▶ Task:
Transcribe only the lines of the listing below from the one holding "Give me the Plotly.js source for this chart." through the one holding "const half = (1 - BARGAP) / 4;", inclusive, without any change.

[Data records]
┌────────

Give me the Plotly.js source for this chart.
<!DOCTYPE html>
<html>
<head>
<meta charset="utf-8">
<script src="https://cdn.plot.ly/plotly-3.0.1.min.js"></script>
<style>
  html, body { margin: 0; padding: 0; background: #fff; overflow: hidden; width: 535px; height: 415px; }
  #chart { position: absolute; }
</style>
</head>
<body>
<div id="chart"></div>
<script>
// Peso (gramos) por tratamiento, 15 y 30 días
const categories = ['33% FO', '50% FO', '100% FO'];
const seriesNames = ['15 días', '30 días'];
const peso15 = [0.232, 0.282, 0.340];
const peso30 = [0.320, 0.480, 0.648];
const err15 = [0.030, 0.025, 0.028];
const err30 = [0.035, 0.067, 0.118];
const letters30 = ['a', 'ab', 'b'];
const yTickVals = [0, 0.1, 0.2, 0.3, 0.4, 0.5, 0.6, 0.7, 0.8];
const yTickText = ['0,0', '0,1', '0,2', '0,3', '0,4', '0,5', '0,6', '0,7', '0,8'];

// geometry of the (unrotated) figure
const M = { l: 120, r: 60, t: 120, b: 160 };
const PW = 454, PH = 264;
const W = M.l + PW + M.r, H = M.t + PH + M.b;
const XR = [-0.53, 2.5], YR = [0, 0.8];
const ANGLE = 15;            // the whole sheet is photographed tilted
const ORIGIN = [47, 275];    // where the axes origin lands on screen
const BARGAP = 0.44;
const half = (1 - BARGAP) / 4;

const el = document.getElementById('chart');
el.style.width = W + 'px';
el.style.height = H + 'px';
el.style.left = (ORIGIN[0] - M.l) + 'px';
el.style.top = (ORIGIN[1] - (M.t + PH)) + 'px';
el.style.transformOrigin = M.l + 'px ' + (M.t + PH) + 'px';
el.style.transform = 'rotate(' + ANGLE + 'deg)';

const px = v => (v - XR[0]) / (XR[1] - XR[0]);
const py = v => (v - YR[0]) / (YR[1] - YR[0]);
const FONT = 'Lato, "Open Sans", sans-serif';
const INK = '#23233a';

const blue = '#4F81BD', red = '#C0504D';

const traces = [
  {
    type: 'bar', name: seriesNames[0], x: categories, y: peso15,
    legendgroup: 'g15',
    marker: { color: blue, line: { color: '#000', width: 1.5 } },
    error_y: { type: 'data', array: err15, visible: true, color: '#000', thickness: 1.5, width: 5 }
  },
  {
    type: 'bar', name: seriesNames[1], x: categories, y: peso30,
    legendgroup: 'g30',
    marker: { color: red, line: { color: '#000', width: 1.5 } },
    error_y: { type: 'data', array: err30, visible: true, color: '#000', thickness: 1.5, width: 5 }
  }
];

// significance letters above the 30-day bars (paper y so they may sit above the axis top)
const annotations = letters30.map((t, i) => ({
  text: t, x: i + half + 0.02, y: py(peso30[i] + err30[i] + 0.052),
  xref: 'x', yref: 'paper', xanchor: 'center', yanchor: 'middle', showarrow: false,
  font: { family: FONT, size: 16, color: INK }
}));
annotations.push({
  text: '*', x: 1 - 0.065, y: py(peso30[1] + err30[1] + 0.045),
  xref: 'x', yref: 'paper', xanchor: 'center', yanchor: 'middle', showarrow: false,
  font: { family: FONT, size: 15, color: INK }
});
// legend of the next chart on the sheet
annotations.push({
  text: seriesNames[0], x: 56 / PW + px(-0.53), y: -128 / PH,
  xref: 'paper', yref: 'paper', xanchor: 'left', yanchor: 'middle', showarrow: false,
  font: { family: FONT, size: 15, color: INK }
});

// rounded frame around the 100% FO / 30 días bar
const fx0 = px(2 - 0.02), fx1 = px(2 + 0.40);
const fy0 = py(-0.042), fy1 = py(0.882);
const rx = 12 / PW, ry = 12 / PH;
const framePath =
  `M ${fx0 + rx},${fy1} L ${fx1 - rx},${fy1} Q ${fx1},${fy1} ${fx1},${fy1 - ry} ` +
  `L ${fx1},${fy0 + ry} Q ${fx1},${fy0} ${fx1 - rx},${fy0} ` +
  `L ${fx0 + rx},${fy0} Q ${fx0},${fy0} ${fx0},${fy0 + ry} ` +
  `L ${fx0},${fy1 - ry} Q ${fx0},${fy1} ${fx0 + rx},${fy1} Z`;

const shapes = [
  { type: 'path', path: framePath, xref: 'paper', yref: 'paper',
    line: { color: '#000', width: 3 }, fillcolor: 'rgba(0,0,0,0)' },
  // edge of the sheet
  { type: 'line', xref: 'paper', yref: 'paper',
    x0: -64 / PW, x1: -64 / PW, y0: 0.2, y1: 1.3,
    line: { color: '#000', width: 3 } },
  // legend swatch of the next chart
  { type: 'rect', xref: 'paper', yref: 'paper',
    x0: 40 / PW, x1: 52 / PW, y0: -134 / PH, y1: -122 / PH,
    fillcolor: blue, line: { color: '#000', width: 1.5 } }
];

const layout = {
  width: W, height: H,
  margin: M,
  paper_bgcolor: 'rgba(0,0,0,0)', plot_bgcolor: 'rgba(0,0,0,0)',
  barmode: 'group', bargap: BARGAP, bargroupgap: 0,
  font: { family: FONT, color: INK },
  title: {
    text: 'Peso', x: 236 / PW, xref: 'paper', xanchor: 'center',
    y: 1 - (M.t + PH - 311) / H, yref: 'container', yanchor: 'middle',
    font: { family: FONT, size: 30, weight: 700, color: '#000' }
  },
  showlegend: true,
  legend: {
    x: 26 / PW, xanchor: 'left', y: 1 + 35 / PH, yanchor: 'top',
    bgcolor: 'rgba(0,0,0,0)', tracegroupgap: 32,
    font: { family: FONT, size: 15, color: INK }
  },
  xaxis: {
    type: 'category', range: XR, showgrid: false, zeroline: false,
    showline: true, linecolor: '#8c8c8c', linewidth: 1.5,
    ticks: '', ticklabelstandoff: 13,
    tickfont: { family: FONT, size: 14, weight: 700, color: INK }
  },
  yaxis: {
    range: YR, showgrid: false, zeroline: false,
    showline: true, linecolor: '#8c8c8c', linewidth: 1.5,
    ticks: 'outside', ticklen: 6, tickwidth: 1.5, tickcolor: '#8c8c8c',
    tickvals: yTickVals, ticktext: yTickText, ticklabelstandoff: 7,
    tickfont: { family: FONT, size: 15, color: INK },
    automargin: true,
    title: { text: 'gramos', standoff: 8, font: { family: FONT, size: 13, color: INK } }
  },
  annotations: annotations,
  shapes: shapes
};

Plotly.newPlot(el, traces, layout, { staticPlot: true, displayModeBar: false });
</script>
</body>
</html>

└────────
┌────────

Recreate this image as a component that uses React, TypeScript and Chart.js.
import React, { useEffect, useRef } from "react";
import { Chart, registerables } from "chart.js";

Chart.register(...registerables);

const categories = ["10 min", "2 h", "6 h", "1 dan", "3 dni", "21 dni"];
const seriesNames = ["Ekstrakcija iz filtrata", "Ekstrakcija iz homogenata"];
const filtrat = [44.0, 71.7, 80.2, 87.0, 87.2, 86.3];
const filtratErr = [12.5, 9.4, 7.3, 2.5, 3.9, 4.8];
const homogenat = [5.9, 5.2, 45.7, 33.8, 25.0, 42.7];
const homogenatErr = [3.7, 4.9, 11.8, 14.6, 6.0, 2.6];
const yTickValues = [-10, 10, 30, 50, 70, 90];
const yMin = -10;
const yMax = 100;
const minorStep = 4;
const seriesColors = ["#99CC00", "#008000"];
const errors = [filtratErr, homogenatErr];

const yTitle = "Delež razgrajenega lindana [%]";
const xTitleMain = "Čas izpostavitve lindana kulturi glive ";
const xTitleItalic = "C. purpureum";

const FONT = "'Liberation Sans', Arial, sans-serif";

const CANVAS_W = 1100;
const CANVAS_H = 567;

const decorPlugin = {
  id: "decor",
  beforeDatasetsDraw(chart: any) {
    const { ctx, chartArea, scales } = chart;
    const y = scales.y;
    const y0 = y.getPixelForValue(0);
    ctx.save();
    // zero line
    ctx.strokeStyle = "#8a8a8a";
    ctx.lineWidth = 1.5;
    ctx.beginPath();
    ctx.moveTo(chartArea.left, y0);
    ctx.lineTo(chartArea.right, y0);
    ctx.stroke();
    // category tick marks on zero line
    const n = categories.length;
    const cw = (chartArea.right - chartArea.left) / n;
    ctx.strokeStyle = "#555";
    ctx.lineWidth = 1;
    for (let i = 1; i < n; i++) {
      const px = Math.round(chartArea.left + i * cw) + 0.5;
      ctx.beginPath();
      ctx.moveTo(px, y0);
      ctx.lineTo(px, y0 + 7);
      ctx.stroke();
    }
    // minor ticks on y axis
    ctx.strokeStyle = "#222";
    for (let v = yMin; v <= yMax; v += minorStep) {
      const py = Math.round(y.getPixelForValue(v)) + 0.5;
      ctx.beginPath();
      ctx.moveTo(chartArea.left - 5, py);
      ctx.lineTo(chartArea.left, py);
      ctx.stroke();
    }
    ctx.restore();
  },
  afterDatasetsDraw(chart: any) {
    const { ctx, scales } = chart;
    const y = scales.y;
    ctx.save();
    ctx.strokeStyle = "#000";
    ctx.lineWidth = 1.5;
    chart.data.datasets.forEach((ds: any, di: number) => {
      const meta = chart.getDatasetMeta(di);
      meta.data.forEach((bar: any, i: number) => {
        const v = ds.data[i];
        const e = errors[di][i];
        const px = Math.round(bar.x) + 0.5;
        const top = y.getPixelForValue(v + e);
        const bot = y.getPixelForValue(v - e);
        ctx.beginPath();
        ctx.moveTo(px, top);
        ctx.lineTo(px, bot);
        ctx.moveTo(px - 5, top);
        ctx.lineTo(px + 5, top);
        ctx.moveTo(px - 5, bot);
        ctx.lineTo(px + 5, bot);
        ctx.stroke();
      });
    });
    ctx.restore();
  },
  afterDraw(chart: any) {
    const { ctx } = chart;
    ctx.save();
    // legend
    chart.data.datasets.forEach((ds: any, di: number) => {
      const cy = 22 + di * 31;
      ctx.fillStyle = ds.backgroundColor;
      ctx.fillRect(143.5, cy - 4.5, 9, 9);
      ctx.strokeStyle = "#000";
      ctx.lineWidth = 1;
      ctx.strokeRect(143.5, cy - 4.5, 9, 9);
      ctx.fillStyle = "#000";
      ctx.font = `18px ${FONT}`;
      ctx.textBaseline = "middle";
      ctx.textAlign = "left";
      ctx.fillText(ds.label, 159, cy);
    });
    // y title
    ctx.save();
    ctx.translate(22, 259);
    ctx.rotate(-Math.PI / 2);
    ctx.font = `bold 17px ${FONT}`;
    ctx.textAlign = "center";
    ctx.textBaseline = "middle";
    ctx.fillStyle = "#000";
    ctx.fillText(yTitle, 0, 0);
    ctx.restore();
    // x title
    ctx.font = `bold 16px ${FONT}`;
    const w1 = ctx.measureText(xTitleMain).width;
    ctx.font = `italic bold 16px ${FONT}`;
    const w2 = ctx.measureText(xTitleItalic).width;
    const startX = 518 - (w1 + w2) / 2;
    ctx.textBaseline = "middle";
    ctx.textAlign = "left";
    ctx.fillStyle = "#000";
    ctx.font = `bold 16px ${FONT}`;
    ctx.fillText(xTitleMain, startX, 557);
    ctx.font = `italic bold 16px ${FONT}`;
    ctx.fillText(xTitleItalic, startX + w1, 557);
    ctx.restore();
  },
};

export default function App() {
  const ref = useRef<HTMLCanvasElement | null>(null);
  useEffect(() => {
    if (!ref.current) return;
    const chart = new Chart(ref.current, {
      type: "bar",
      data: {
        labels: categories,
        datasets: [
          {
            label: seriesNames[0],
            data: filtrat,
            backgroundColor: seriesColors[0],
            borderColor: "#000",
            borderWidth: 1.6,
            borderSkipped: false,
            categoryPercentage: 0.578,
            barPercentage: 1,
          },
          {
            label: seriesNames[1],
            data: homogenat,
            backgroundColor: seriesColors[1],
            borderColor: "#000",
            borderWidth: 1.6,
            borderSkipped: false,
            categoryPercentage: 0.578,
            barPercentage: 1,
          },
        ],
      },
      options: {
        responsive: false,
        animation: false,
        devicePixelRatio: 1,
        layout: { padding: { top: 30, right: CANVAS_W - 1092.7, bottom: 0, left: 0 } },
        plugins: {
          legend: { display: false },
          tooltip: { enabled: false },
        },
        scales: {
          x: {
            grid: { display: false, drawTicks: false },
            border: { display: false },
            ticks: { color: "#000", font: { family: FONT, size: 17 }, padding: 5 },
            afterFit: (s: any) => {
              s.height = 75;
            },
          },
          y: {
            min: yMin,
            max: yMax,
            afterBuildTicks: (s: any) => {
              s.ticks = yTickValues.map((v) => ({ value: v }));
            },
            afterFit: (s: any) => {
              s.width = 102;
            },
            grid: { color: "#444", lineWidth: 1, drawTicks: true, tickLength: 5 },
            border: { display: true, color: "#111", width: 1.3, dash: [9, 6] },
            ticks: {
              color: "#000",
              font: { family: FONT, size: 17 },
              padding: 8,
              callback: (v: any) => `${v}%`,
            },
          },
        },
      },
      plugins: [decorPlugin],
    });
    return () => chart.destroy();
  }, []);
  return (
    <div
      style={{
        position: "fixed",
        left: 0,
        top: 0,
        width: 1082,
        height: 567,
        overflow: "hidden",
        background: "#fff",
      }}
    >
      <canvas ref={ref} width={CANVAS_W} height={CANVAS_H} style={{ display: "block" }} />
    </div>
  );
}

└────────

▶ Full response:
Give me the Plotly.js source for this chart.
<!DOCTYPE html>
<html>
<head>
<meta charset="utf-8">
<script src="https://cdn.plot.ly/plotly-3.0.1.min.js"></script>
<style>
  html, body { margin: 0; padding: 0; background: #fff; overflow: hidden; width: 535px; height: 415px; }
  #chart { position: absolute; }
</style>
</head>
<body>
<div id="chart"></div>
<script>
// Peso (gramos) por tratamiento, 15 y 30 días
const categories = ['33% FO', '50% FO', '100% FO'];
const seriesNames = ['15 días', '30 días'];
const peso15 = [0.232, 0.282, 0.340];
const peso30 = [0.320, 0.480, 0.648];
const err15 = [0.030, 0.025, 0.028];
const err30 = [0.035, 0.067, 0.118];
const letters30 = ['a', 'ab', 'b'];
const yTickVals = [0, 0.1, 0.2, 0.3, 0.4, 0.5, 0.6, 0.7, 0.8];
const yTickText = ['0,0', '0,1', '0,2', '0,3', '0,4', '0,5', '0,6', '0,7', '0,8'];

// geometry of the (unrotated) figure
const M = { l: 120, r: 60, t: 120, b: 160 };
const PW = 454, PH = 264;
const W = M.l + PW + M.r, H = M.t + PH + M.b;
const XR = [-0.53, 2.5], YR = [0, 0.8];
const ANGLE = 15;            // the whole sheet is photographed tilted
const ORIGIN = [47, 275];    // where the axes origin lands on screen
const BARGAP = 0.44;
const half = (1 - BARGAP) / 4;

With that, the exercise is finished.